--- Begin SUPPLIED INFORMATION ---

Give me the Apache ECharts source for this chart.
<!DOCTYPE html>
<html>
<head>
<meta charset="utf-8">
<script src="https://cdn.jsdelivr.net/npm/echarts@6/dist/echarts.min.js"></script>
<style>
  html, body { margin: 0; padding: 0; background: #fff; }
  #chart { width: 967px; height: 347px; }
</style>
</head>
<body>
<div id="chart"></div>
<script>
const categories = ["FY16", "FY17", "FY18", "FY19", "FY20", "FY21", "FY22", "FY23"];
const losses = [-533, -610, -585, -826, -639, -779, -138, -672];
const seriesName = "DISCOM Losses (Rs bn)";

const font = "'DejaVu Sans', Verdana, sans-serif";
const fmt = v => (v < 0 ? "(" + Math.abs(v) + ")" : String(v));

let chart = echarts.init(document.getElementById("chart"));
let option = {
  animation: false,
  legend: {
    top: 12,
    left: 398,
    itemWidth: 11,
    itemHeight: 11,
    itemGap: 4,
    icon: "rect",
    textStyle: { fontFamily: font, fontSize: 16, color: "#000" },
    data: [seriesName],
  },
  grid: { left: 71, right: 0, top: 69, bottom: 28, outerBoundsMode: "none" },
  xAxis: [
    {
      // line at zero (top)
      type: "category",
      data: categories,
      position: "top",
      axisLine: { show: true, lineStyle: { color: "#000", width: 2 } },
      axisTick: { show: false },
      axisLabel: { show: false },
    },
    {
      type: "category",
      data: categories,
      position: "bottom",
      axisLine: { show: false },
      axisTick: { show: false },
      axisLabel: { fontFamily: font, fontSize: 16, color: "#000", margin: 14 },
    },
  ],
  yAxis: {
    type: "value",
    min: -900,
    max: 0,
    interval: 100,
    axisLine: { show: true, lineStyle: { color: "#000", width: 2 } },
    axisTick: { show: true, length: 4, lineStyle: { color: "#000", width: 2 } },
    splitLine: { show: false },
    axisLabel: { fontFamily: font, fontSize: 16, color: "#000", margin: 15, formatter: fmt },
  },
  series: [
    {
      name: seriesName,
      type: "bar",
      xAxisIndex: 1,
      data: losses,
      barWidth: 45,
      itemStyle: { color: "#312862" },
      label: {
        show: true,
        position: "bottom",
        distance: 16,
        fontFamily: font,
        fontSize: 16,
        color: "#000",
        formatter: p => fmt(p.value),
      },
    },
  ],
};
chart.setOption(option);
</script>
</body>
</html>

--- End SUPPLIED INFORMATION ---
--- Begin SUPPLIED INFORMATION ---

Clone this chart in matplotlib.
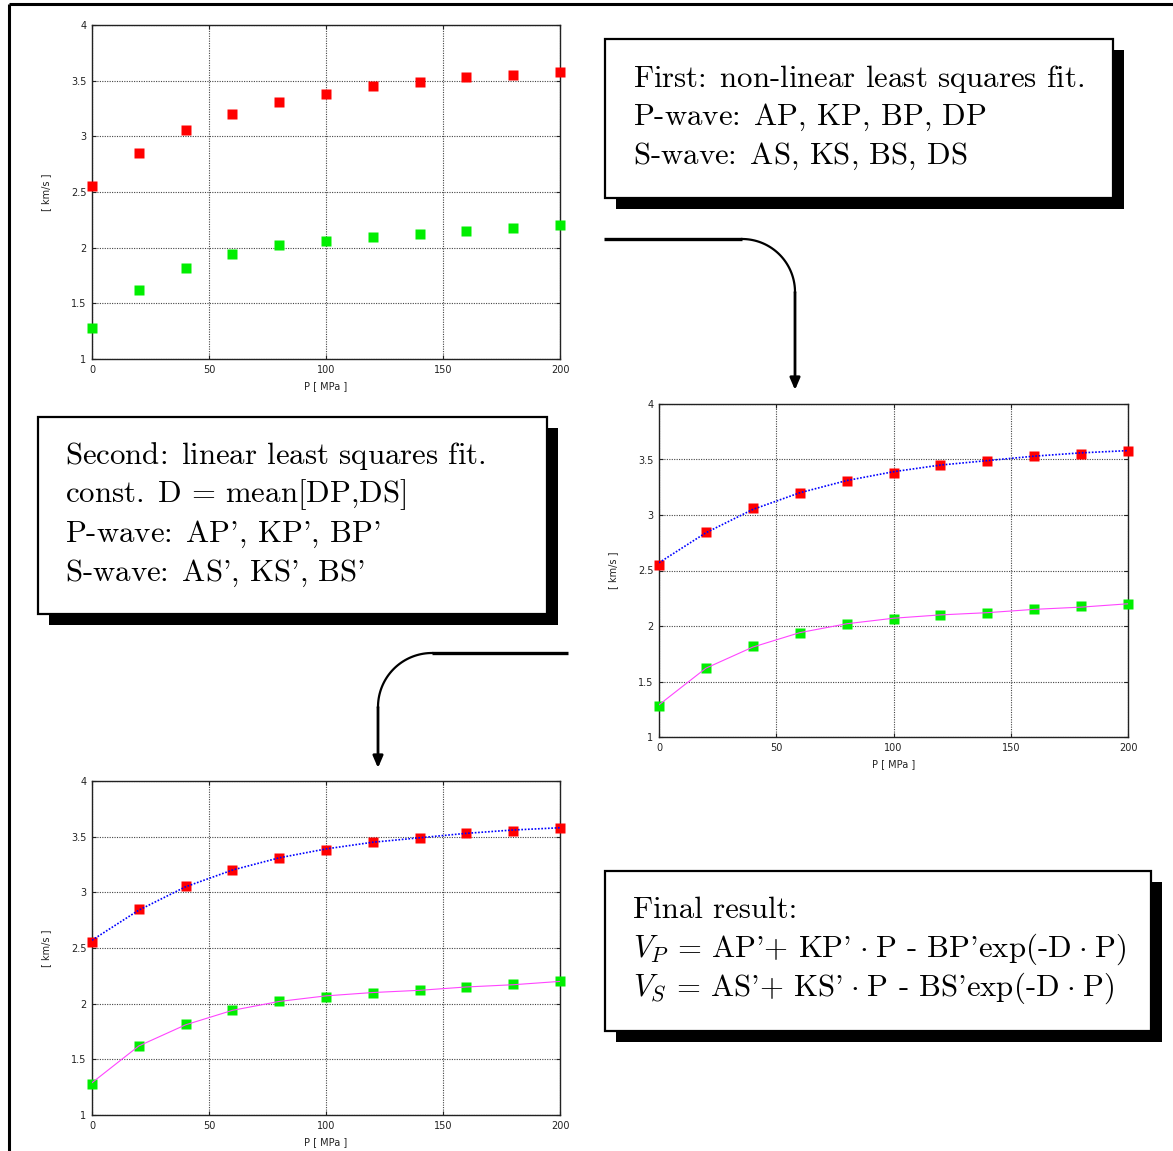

--- End SUPPLIED INFORMATION ---
--- Begin SUPPLIED INFORMATION ---

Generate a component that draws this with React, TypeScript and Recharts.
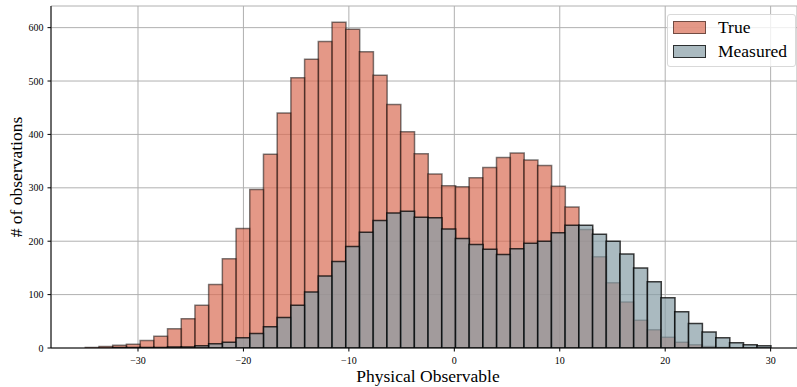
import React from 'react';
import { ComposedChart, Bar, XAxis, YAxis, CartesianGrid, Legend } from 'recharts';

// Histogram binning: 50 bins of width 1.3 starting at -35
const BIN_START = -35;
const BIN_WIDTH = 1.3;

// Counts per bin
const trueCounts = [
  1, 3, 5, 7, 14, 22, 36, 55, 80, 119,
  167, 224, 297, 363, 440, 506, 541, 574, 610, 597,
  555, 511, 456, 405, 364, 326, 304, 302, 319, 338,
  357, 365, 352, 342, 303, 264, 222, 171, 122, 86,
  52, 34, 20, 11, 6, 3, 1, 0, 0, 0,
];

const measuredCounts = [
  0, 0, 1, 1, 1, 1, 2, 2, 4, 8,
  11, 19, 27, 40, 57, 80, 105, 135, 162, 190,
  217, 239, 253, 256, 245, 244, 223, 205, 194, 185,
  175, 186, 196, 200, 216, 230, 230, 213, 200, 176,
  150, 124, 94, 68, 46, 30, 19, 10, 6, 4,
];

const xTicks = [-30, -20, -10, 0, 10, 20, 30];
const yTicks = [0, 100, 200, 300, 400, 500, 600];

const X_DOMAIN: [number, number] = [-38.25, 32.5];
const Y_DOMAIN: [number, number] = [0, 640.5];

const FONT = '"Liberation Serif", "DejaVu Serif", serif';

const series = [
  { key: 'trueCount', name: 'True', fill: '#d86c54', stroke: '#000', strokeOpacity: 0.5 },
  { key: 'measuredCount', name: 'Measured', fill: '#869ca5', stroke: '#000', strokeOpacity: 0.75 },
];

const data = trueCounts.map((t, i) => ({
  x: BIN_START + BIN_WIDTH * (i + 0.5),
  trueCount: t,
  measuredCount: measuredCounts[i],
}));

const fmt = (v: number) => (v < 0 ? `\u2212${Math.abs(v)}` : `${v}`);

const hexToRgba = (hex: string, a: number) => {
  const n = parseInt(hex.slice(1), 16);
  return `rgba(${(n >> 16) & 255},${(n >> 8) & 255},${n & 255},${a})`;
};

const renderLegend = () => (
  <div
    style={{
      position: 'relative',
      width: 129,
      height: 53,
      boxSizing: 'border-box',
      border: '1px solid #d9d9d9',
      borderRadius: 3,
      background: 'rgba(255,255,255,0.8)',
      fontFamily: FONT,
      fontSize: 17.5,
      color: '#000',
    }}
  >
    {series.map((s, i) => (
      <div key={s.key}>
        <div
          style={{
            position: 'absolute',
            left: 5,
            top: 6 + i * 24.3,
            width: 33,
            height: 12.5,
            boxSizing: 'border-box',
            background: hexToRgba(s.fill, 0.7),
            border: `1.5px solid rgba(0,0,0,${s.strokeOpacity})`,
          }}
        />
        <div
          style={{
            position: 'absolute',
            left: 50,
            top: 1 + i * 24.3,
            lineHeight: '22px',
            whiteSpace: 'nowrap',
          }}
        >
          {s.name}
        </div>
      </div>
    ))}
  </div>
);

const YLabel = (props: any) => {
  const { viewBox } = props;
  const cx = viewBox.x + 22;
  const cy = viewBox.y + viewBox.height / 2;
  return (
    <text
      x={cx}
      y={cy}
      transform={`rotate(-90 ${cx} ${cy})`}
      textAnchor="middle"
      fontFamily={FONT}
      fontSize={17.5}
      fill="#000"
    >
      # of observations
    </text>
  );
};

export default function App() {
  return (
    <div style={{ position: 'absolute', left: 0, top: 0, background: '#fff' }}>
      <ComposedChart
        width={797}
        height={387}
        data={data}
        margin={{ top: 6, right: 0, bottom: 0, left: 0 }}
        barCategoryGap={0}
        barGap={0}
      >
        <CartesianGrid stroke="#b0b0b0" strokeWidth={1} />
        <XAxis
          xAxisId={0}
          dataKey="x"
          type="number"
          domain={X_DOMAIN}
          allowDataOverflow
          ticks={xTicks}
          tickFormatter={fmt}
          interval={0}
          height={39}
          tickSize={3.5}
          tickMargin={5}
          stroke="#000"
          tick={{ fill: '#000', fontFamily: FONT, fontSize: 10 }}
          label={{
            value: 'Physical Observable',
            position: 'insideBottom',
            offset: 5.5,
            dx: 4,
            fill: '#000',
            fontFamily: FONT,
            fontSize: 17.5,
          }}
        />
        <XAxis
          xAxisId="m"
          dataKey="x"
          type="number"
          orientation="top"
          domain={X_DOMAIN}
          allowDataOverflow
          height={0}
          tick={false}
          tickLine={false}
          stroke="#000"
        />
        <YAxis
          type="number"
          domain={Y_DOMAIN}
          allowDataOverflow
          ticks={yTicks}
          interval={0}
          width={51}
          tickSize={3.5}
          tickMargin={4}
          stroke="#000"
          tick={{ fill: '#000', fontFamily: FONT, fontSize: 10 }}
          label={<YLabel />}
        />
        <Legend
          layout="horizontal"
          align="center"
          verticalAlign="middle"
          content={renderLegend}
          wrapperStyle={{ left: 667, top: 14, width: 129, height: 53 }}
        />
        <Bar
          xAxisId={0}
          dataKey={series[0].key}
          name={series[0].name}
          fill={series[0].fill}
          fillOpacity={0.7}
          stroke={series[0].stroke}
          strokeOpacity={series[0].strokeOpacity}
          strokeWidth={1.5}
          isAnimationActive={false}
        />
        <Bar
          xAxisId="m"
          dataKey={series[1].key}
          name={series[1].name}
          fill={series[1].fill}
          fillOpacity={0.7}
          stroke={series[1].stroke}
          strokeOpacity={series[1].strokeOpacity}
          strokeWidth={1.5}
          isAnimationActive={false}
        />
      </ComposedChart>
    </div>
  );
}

--- End SUPPLIED INFORMATION ---

* WHAT THIS TASK INVOLVES *
Looking at the records above, work out how many lines include the word "React", then give that number by itself.

* EXERCISE RESPONSE *
2